# Short task
Copy from the first line below down to and including the line with "const yTicks = [0, 50, 100, 150, 200, 250, 300, 350];". Skip the pictures.

# Data provided

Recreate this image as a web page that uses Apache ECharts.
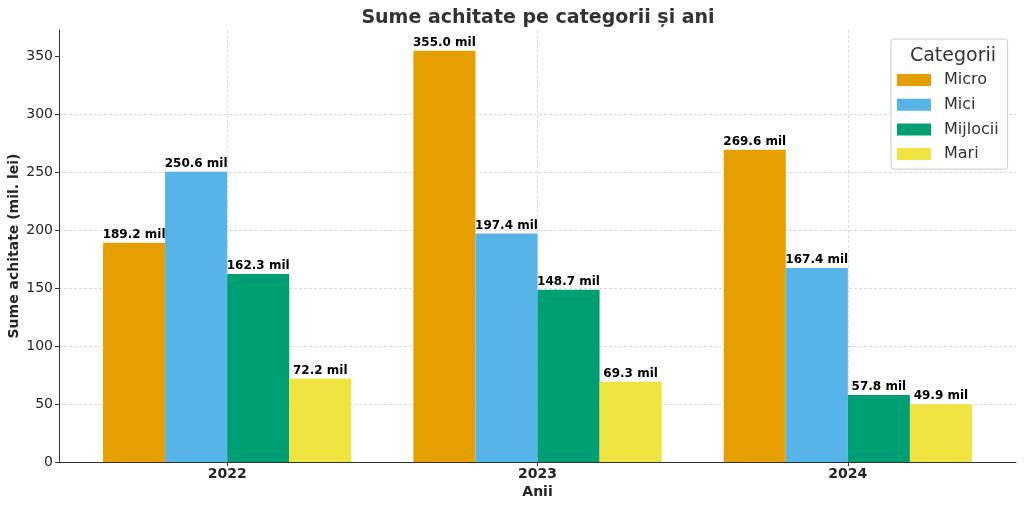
<!DOCTYPE html>
<html>
<head>
<meta charset="utf-8">
<script src="https://cdn.jsdelivr.net/npm/echarts@6/dist/echarts.min.js"></script>
<style>html,body{margin:0;padding:0;background:#fff}#c{width:1024px;height:508px}</style>
</head>
<body>
<div id="c"></div>
<script>
const years = ['2022', '2023', '2024'];
const seriesNames = ['Micro', 'Mici', 'Mijlocii', 'Mari'];
const micro = [189.2, 355.0, 269.6];
const mici = [250.6, 197.4, 167.4];
const mijlocii = [162.3, 148.7, 57.8];
const mari = [72.2, 69.3, 49.9];
const colors = ['#E69F00', '#56B4E9', '#009E73', '#F0E442'];
const yTicks = [0, 50, 100, 150, 200, 250, 300, 350];

const values = [micro, mici, mijlocii, mari];
const FONT = 'DejaVu Sans';
const chart = echarts.init(document.getElementById('c'));
const yMax = 373;
chart.setOption({
  animation: false,
  textStyle: { fontFamily: FONT },
  title: [
    { text: 'Sume achitate pe categorii și ani', left: 533, top: 4, textAlign: 'center',
      textStyle: { fontFamily: FONT, fontSize: 19, fontWeight: 'bold', color: '#333' } },
    { text: 'Categorii', left: 948, top: 42, textAlign: 'center', z: 10,
      textStyle: { fontFamily: FONT, fontSize: 19, fontWeight: 'normal', color: '#333' } }
  ],
  legend: {
    data: seriesNames,
    orient: 'vertical',
    left: 891, top: 39,
    padding: [33, 9, 7, 6],
    itemWidth: 34, itemHeight: 12, itemGap: 8.7,
    icon: 'rect',
    backgroundColor: '#fff',
    borderColor: '#ccc', borderWidth: 1, borderRadius: 3,
    textStyle: { fontFamily: FONT, fontSize: 16, color: '#333', lineHeight: 15, padding: [0, 0, 0, 8] }
  },
  grid: [
    { left: 59, right: 8, top: 30, bottom: 46, outerBoundsMode: 'none', containLabel: false },
    { left: 72, right: 21, top: 30, bottom: 46, outerBoundsMode: 'none', containLabel: false }
  ],
  xAxis: [
    { gridIndex: 0, type: 'value', min: 0, max: 1,
      axisLine: { show: true, lineStyle: { color: '#333', width: 1 } },
      axisTick: { show: false }, axisLabel: { show: false }, splitLine: { show: false } },
    { gridIndex: 1, type: 'category', data: years,
      name: 'Anii', nameLocation: 'middle', nameGap: 23, nameMoveOverlap: false,
      nameTextStyle: { fontFamily: FONT, fontSize: 14, fontWeight: 'bold', color: '#262626' },
      axisLine: { show: false },
      axisTick: { show: true, alignWithLabel: true, length: 4, lineStyle: { color: '#333' } },
      axisLabel: { fontFamily: FONT, fontSize: 14, fontWeight: 'bold', color: '#262626', margin: 5 },
      splitLine: { show: true, alignWithLabel: true, lineStyle: { color: '#d0d0d0', type: [3, 2], width: 0.8 } } }
  ],
  yAxis: [
    { gridIndex: 0, type: 'value', min: 0, max: yMax, interval: 50,
      name: 'Sume achitate (mil. lei)', nameLocation: 'middle', nameGap: 38, nameRotate: 90,
      nameMoveOverlap: false,
      nameTextStyle: { fontFamily: FONT, fontSize: 14, fontWeight: 'bold', color: '#262626' },
      axisLine: { show: true, lineStyle: { color: '#333', width: 1 } },
      axisTick: { show: true, length: 4, lineStyle: { color: '#333' }, customValues: yTicks },
      axisLabel: { fontFamily: FONT, fontSize: 14, color: '#262626', margin: 6,
        customValues: yTicks },
      splitLine: { show: true, showMaxLine: false, showMinLine: false,
        lineStyle: { color: '#d0d0d0', type: [3, 2], width: 0.8 } } },
    { gridIndex: 1, type: 'value', min: 0, max: yMax, interval: 50, show: false,
      splitLine: { show: false } }
  ],
  series: seriesNames.map((n, i) => ({
    name: n, type: 'bar', xAxisIndex: 1, yAxisIndex: 1,
    data: values[i],
    barGap: '0%', barCategoryGap: '20%',
    itemStyle: { color: colors[i] },
    label: { show: true, position: 'top', distance: 2,
      formatter: p => p.value.toFixed(1) + ' mil',
      fontFamily: FONT, fontSize: 12, fontWeight: 'bold', color: '#000' }
  }))
});
</script>
</body>
</html>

# Response for this exercise
Recreate this image as a web page that uses Apache ECharts.
<!DOCTYPE html>
<html>
<head>
<meta charset="utf-8">
<script src="https://cdn.jsdelivr.net/npm/echarts@6/dist/echarts.min.js"></script>
<style>html,body{margin:0;padding:0;background:#fff}#c{width:1024px;height:508px}</style>
</head>
<body>
<div id="c"></div>
<script>
const years = ['2022', '2023', '2024'];
const seriesNames = ['Micro', 'Mici', 'Mijlocii', 'Mari'];
const micro = [189.2, 355.0, 269.6];
const mici = [250.6, 197.4, 167.4];
const mijlocii = [162.3, 148.7, 57.8];
const mari = [72.2, 69.3, 49.9];
const colors = ['#E69F00', '#56B4E9', '#009E73', '#F0E442'];
const yTicks = [0, 50, 100, 150, 200, 250, 300, 350];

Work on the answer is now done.